Eric Trump offered another positive result of the bombing of Syria, arguing that it provided proof that his father and his associates did not work in concert with Russia to hurt the Hillary Clinton presidential campaign last year. “If there was anything that [the strike on] Syria did, it was to validate the fact that there is no Russia tie,” Trump’s son noted.

Bombing Syria seems to be a pretty strong way to make the point.

Many of Trump’s strongest backers during the campaign and in the early weeks of his administration have expressed disappointment at his decision to use a military strike without any authorization from Congress. Conservative pundit Ann Coulter, for example, even declared, “We may have just as well had Jeb [Bush]," adding, “No president’s meddling in the Middle East has ever turned out well. Have we learned nothing from Iraq?”

Pat Buchanan, among the chief paleo-conservative non-interventionists heroes, was blunt: “Trump’s missile attack was unconstitutional.”

On the other hand, leading neo-conservatives such as Bill Kristol and John McCain applauded the Trump action.

Is this an aberration, or does Ivanka’s influence go beyond urging her father to bomb other countries? And will this influence move her father in a direction more pleasing to conservatives, or can we expect other daughterly tugs to the Left?

Thus far, her influence does not appear likely to make Trump another Barry Goldwater, or Robert Taft. On the contrary, while Trump has been a consistent skeptic of the alarmist position of former Vice President Al Gore on the issue of global warming, Ivanka is closer to Gore’s position than that taken by her father. Politico has reported that she “wants to make climate change … one of her signature issues.”

All indications are that Trump has high regard for his daughter’s political persona, even going so far as to have her introduce him at the Republican National Convention last July. In that speech, Ivanka made it clear that she was not a staunch conservative Republican. In fact, she was not even able to vote for her father in the New York GOP primary — because she was not a registered Republican.

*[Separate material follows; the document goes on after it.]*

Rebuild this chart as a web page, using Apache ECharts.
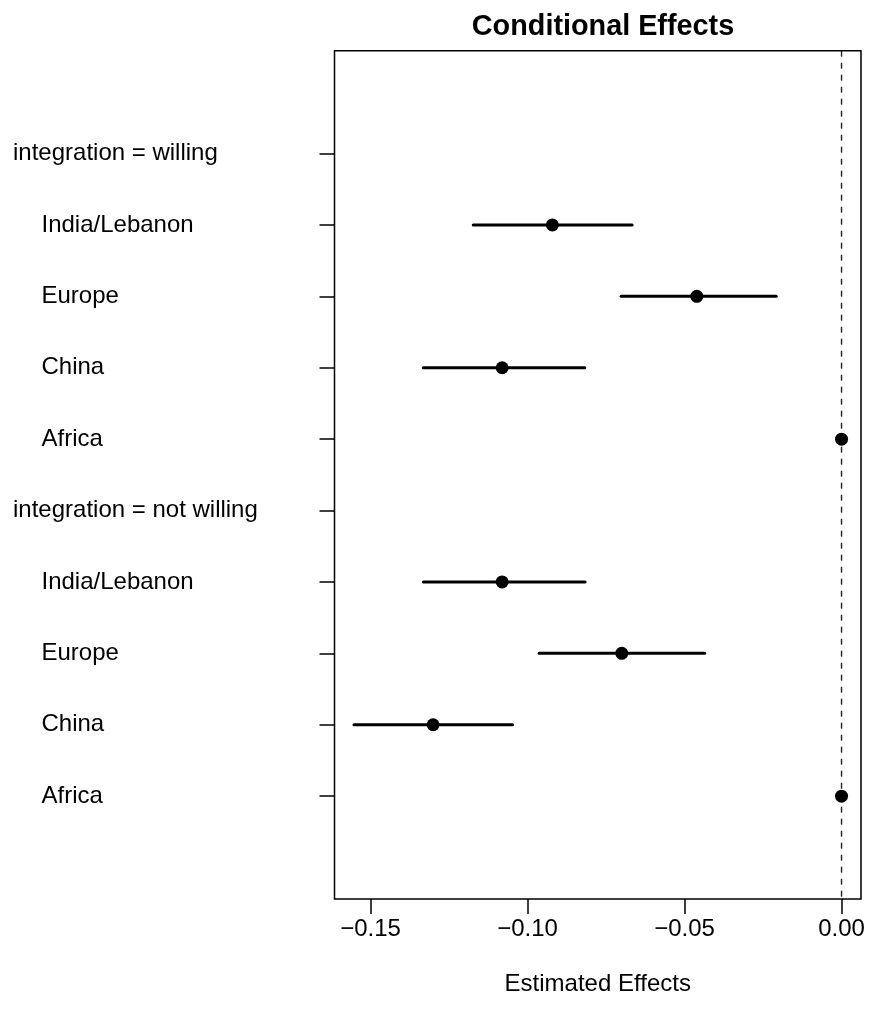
<!DOCTYPE html>
<html>
<head>
<meta charset="utf-8">
<script src="https://cdn.jsdelivr.net/npm/echarts@6/dist/echarts.min.js"></script>
<style>
  html, body { margin: 0; padding: 0; background: #ffffff; }
  #chart { width: 870px; height: 1019px; }
</style>
</head>
<body>
<div id="chart"></div>
<script>
// ---- data ----
const rowLabels = ['integration = willing', 'India/Lebanon', 'Europe', 'China', 'Africa',
                   'integration = not willing', 'India/Lebanon', 'Europe', 'China', 'Africa'];
const isHeader = [true, false, false, false, false, true, false, false, false, false];
const estimates = [null, -0.0921, -0.0461, -0.1081, 0.0, null, -0.1081, -0.0700, -0.1301, 0.0];
const lowerCI   = [null, -0.1173, -0.0702, -0.1332, null, null, -0.1332, -0.0963, -0.1553, null];
const upperCI   = [null, -0.0667, -0.0208, -0.0818, null, null, -0.0817, -0.0436, -0.1048, null];
const xTicks = [-0.15, -0.10, -0.05, 0.00];
const rowPositions = [1, 2, 3, 4, 5, 6, 7, 8, 9, 10];

// ---- build series data ----
const pointData = [];
const ciData = [];
rowPositions.forEach(function (pos, i) {
  if (estimates[i] !== null) pointData.push([estimates[i], pos]);
  if (lowerCI[i] !== null) ciData.push([lowerCI[i], upperCI[i], pos]);
});

const FONT = 'Liberation Sans, Arial, Helvetica, sans-serif';
const chart = echarts.init(document.getElementById('chart'), null, { renderer: 'canvas' });

function fmtTick(v) {
  const s = Math.abs(v).toFixed(2);
  return v < -1e-9 ? '\u2212' + s : s;
}

chart.setOption({
  animation: false,
  backgroundColor: '#ffffff',
  title: {
    text: 'Conditional Effects',
    left: 598,
    top: 8,
    textAlign: 'center',
    textStyle: { fontFamily: FONT, fontSize: 28.8, fontWeight: 'bold', color: '#000' }
  },
  grid: {
    left: 334.5, right: 9, top: 50.7, bottom: 120,
    show: true, borderColor: '#000', borderWidth: 1.5, backgroundColor: 'transparent'
  },
  xAxis: {
    type: 'value',
    min: -0.1615, max: 0.0062,
    splitLine: { show: false },
    axisLine: { show: false, onZero: false },
    axisTick: { show: true, inside: false, length: 15, customValues: xTicks,
                lineStyle: { color: '#000', width: 1.5 } },
    axisLabel: { customValues: xTicks, formatter: fmtTick, margin: 18,
                 fontFamily: FONT, fontSize: 24, color: '#000' },
    name: 'Estimated Effects',
    nameLocation: 'middle',
    nameGap: 73,
    nameTextStyle: { fontFamily: FONT, fontSize: 24, color: '#000' }
  },
  yAxis: {
    type: 'value',
    min: -0.44, max: 11.44,
    inverse: true,
    splitLine: { show: false },
    axisLine: { show: false, onZero: false },
    axisTick: { show: true, inside: false, length: 15, customValues: rowPositions,
                lineStyle: { color: '#000', width: 1.5 } },
    axisLabel: {
      customValues: rowPositions,
      align: 'left',
      margin: 321.5,
      fontFamily: FONT, fontSize: 24, color: '#000',
      formatter: function (v) {
        const i = Math.round(v) - 1;
        return isHeader[i] ? '{h|' + rowLabels[i] + '}' : '{c|' + rowLabels[i] + '}';
      },
      rich: {
        h: { fontFamily: FONT, fontSize: 24, color: '#000' },
        c: { fontFamily: FONT, fontSize: 24, color: '#000', padding: [0, 0, 0, 28.5] }
      }
    }
  },
  series: [
    {
      type: 'line',
      data: [[0, -0.44], [0, 11.44]],
      symbol: 'none',
      silent: true,
      lineStyle: { color: '#222', width: 1.4, type: [6, 6] },
      z: 1
    },
    {
      type: 'custom',
      data: ciData,
      encode: { x: [0, 1], y: 2 },
      renderItem: function (params, api) {
        const p1 = api.coord([api.value(0), api.value(2)]);
        const p2 = api.coord([api.value(1), api.value(2)]);
        return {
          type: 'line',
          shape: { x1: p1[0], y1: p1[1], x2: p2[0], y2: p2[1] },
          style: { stroke: '#000', lineWidth: 3, lineCap: 'round' }
        };
      },
      z: 2
    },
    {
      type: 'scatter',
      data: pointData,
      symbol: 'circle',
      symbolSize: 13,
      itemStyle: { color: '#000', opacity: 1 },
      z: 3
    }
  ]
});
</script>
</body>
</html>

In her RNC speech, she was clear: “Like many of my fellow millennials, I do not consider myself categorically Republican or Democrat. More than party affiliation, I vote based on what I believe is right, for my family and for my country. Sometimes it’s a tough choice.” Of course it's odd to hear someone say that whether to vote Republican or Democrat is a “tough choice” — at the Republican National Convention.

Certainly, one would agree that general conservatives would have a difficult time (and constitutionalist conservatives an almost impossible task) of deciding between the Democrat and Republican choices in most presidential contests. After all, with choices such as Bush (any of them) or Clinton, Dole or Clinton, McCain or Obama, and Romney or Obama, the voter who holds limited government and the Constitution in high regard will always face an unhappy decision.

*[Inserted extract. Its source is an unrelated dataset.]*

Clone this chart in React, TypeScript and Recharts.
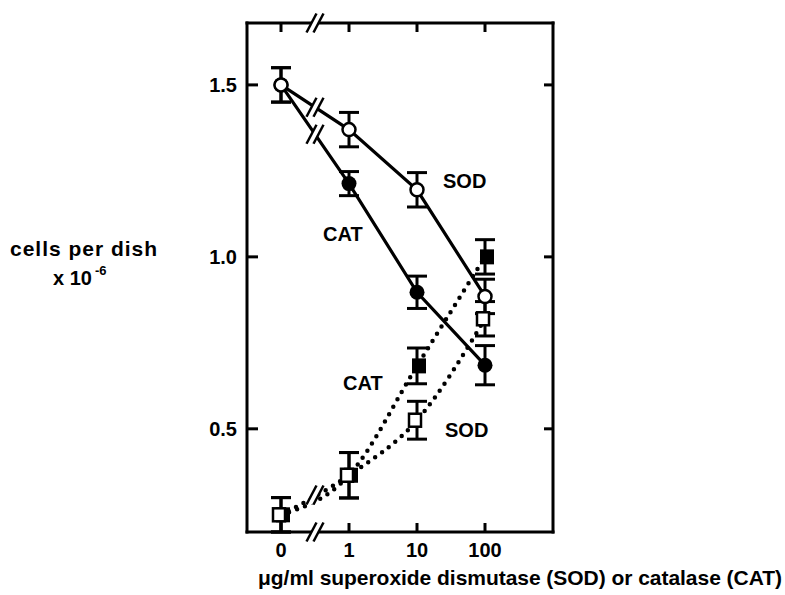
import React from 'react';
import { LineChart, Line, XAxis, YAxis, ErrorBar, ReferenceDot } from 'recharts';

const dosePositions = [0, 1, 2, 3];
const doseLabels = ['0', '1', '10', '100'];
const sodSolid = [1.5, 1.37, 1.195, 0.885];
const sodSolidErr = [0.05, 0.05, 0.05, 0.05];
const catSolid = [1.5, 1.213, 0.897, 0.685];
const catSolidErr = [0.05, 0.035, 0.047, 0.057];
const catDotted = [0.25, 0.365, 0.683, 1.0];
const catDottedErr = [0.05, 0.066, 0.052, 0.05];
const sodDotted = [0.25, 0.365, 0.525, 0.82];
const sodDottedErr = [0.05, 0.066, 0.055, 0.05];
const yTicks = [0.5, 1.0, 1.5];
const yDomain = [0.2, 1.68];
const xDomain = [-0.5, 4];
const breakX = 0.5;

const data = dosePositions.map((x, i) => ({
  x,
  sodS: sodSolid[i],
  sodSE: sodSolidErr[i],
  catS: catSolid[i],
  catSE: catSolidErr[i],
  catD: catDotted[i],
  catDE: catDottedErr[i],
  sodD: sodDotted[i],
  sodDE: sodDottedErr[i],
}));

const FONT = '"Liberation Sans", Arial, Helvetica, sans-serif';
const TICK_LEN = 9;

const BottomTick = (props: any) => {
  const { x, y, payload } = props;
  return (
    <g>
      <line x1={x} y1={y} x2={x} y2={y - TICK_LEN} stroke="#000" strokeWidth={3} />
      <text x={x} y={y + 25} textAnchor="middle" fontFamily={FONT} fontWeight="bold" fontSize={20} fill="#000">
        {doseLabels[dosePositions.indexOf(payload.value)]}
      </text>
    </g>
  );
};
const TopTick = (props: any) => {
  const { x, y } = props;
  return <line x1={x} y1={y} x2={x} y2={y + TICK_LEN} stroke="#000" strokeWidth={3} />;
};
const LeftTick = (props: any) => {
  const { x, y, payload } = props;
  return (
    <g>
      <line x1={x} y1={y} x2={x + TICK_LEN + 2} y2={y} stroke="#000" strokeWidth={3} />
      <text x={x - 10} y={y + 7} textAnchor="end" fontFamily={FONT} fontWeight="bold" fontSize={20} fill="#000">
        {payload.value.toFixed(1)}
      </text>
    </g>
  );
};
const RightTick = (props: any) => {
  const { x, y } = props;
  return <line x1={x} y1={y} x2={x - TICK_LEN} y2={y} stroke="#000" strokeWidth={3} />;
};

const OpenCircle = (props: any) => {
  const { cx, cy } = props;
  return <circle cx={cx} cy={cy} r={6.5} fill="#fff" stroke="#000" strokeWidth={2.5} />;
};
const FilledCircle = (props: any) => {
  const { cx, cy } = props;
  return <circle cx={cx} cy={cy} r={7.5} fill="#000" />;
};
const OpenSquare = (props: any) => {
  const { cx, cy } = props;
  return <rect x={cx - 8} y={cy - 6.5} width={12} height={13} fill="#fff" stroke="#000" strokeWidth={2.5} />;
};
const FilledSquare = (props: any) => {
  const { cx, cy } = props;
  return <rect x={cx - 5} y={cy - 7.5} width={14} height={15} fill="#000" />;
};

const BreakMark = (props: any) => {
  const { cx, cy } = props;
  const dx = 5;
  const dy = 9.5;
  const g = 3.5;
  return (
    <g>
      <polygon
        points={`${cx - g - dx},${cy + dy} ${cx - g + dx},${cy - dy} ${cx + g + dx},${cy - dy} ${cx + g - dx},${cy + dy}`}
        fill="#fff"
      />
      <line x1={cx - g - dx} y1={cy + dy} x2={cx - g + dx} y2={cy - dy} stroke="#000" strokeWidth={2.5} />
      <line x1={cx + g - dx} y1={cy + dy} x2={cx + g + dx} y2={cy - dy} stroke="#000" strokeWidth={2.5} />
    </g>
  );
};

const axisLineStyle = { stroke: '#000', strokeWidth: 3, strokeLinecap: 'square' as const };

export default function App() {
  return (
    <div style={{ position: 'absolute', left: 0, top: 0, width: 785, height: 595, background: '#fff' }}>
      <LineChart
        width={785}
        height={595}
        data={data}
        margin={{ top: 13, right: 222, bottom: 23, left: 187 }}
      >
        <XAxis
          xAxisId="b"
          dataKey="x"
          type="number"
          domain={xDomain}
          allowDataOverflow
          ticks={dosePositions}
          height={40}
          tickSize={0}
          tickMargin={0}
          tickLine={false}
          axisLine={axisLineStyle}
          tick={<BottomTick />}
          interval={0}
        />
        <XAxis
          xAxisId="t"
          orientation="top"
          dataKey="x"
          type="number"
          domain={xDomain}
          allowDataOverflow
          ticks={dosePositions}
          height={10}
          tickSize={0}
          tickMargin={0}
          tickLine={false}
          axisLine={axisLineStyle}
          tick={<TopTick />}
          interval={0}
        />
        <YAxis
          yAxisId="l"
          type="number"
          domain={yDomain}
          allowDataOverflow
          ticks={yTicks}
          width={60}
          tickSize={0}
          tickMargin={0}
          tickLine={false}
          axisLine={axisLineStyle}
          tick={<LeftTick />}
          interval={0}
        />
        <YAxis
          yAxisId="r"
          orientation="right"
          type="number"
          domain={yDomain}
          allowDataOverflow
          ticks={yTicks}
          width={10}
          tickSize={0}
          tickMargin={0}
          tickLine={false}
          axisLine={axisLineStyle}
          tick={<RightTick />}
          interval={0}
        />

        <Line
          xAxisId="b"
          yAxisId="l"
          dataKey="catD"
          type="monotone"
          stroke="#000"
          strokeWidth={4.5}
          strokeDasharray="0 8.5"
          strokeLinecap="round"
          dot={<FilledSquare />}
          activeDot={false}
          isAnimationActive={false}
        >
          <ErrorBar dataKey="catDE" width={10} stroke="#000" strokeWidth={3} direction="y" />
        </Line>
        <Line
          xAxisId="b"
          yAxisId="l"
          dataKey="sodD"
          type="monotone"
          stroke="#000"
          strokeWidth={4.5}
          strokeDasharray="0 8.5"
          strokeLinecap="round"
          dot={<OpenSquare />}
          activeDot={false}
          isAnimationActive={false}
        >
          <ErrorBar dataKey="sodDE" width={10} stroke="#000" strokeWidth={3} direction="y" />
        </Line>
        <Line
          xAxisId="b"
          yAxisId="l"
          dataKey="catS"
          type="linear"
          stroke="#000"
          strokeWidth={3.2}
          dot={<FilledCircle />}
          activeDot={false}
          isAnimationActive={false}
        >
          <ErrorBar dataKey="catSE" width={10} stroke="#000" strokeWidth={3} direction="y" />
        </Line>
        <Line
          xAxisId="b"
          yAxisId="l"
          dataKey="sodS"
          type="linear"
          stroke="#000"
          strokeWidth={3.2}
          dot={<OpenCircle />}
          activeDot={false}
          isAnimationActive={false}
        >
          <ErrorBar dataKey="sodSE" width={10} stroke="#000" strokeWidth={3} direction="y" />
        </Line>

        <ReferenceDot xAxisId="b" yAxisId="l" x={breakX} y={(sodSolid[0] + sodSolid[1]) / 2} shape={<BreakMark />} ifOverflow="visible" />
        <ReferenceDot xAxisId="b" yAxisId="l" x={breakX} y={(catSolid[0] + catSolid[1]) / 2} shape={<BreakMark />} ifOverflow="visible" />
        <ReferenceDot xAxisId="b" yAxisId="l" x={breakX} y={(catDotted[0] + catDotted[1]) / 2} shape={<BreakMark />} ifOverflow="visible" />
        <ReferenceDot xAxisId="b" yAxisId="l" x={breakX} y={yDomain[0]} shape={<BreakMark />} ifOverflow="visible" />
        <ReferenceDot xAxisId="b" yAxisId="l" x={breakX} y={yDomain[1]} shape={<BreakMark />} ifOverflow="visible" />
      </LineChart>

      <svg
        width={785}
        height={595}
        style={{ position: 'absolute', left: 0, top: 0, pointerEvents: 'none' }}
        fontFamily={FONT}
        fontWeight="bold"
        fill="#000"
      >
        <text x={10} y={256} fontSize={21} textLength={147} lengthAdjust="spacing">cells per dish</text>
        <text x={53} y={285} fontSize={20}>
          <tspan>x 10</tspan>
          <tspan dx={3} dy={-10} fontSize={13}>-6</tspan>
        </text>
        <text x={258} y={585} fontSize={21} textLength={524} lengthAdjust="spacing">
          μg/ml superoxide dismutase (SOD) or catalase (CAT)
        </text>
        <text x={443} y={188} fontSize={20}>SOD</text>
        <text x={323} y={241} fontSize={20}>CAT</text>
        <text x={343} y={390} fontSize={20}>CAT</text>
        <text x={445} y={437} fontSize={20}>SOD</text>
      </svg>
    </div>
  );
}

But that is not the type of “tough choice” Ivanka means. Despite her lamentations about “tough choices,” she did find a candidate in 2007 worthy of support when she gave $1,000 to Hillary Clinton’s presidential campaign. Then, in 2012, she endorsed Mitt Romney for president. The next year, she and her husband hosted a fundraiser for Democrat Cory Booker, a New Jersey Senate candidate, donating $40,000 to his campaign coffers. One would think that a constitutional conservative would not find refraining from giving that kind of money to a liberal Democrat a tough choice; they just would not do it.

In her speech, Ivanka praised the “kindness and compassion that will enable [her father] to be the leader that this country needs.” Her choice of words could certainly make constitutional conservatives anxious, considering that George Herbert Walker Bush called for a “kinder and gentler America” during his 1988 campaign, when he was succeeding President Ronald Reagan, and then-Texas Governor George W. Bush campaigned on a “compassionate conservative” platform in the 2000 presidential race.

Of course, some conservatives cast their vote for the younger Bush in 2000: he said he was for a “humbler foreign policy,” and was opposed to “nation-building,” and being the “policeman of the world.” That was hardly how he conducted his foreign policy, however.

One area in which Ivanka has reportedly attempted to influence her father is the issue of abortion. According to media reports, she has asked her father to tone down his “rhetoric” on abortion. It is not known if this means that she leans toward the pro-choice position, or if she simply thinks it would be better for her father to modify what he says on that hot-button issue for strategic political reasons. But it does mean that she is not passionate about speaking up for the unborn.

An issue on which she has clearly influenced her father is childcare for working mothers. She has declared, “As President, my father will change the labor laws that were put into place at a time when women were not a significant portion of the workforce.” Exactly what laws she is talking about generally is not clear, but she offered a hint: “And he will focus on making quality childcare affordable and accessible for all. As a mother myself of three young children, I know how hard it is to work while raising a family.”

Again, what exact role for government Ivanka sees in addressing this issue is not certain, but she did say that her father could not bear the “injustice” of “mothers who can’t afford the childcare required to return to work to better the lives of their families.”

Whatever Ivanka meant, it was a speech that could have been delivered, with only minor modifications, at the Democratic National Convention.

And Trump’s justifications for the intervention into Syria sounds ominously similar to the arguments used by the Bush administration for the invasion of Iraq.

It is to be hoped that the president will listen to constitutionally-minded conservatives such as Pat Buchanan, who supported him in the presidential race, rather than progressives and neoconservatives such as Bill Kristol who were more comfortable with Hillary Clinton.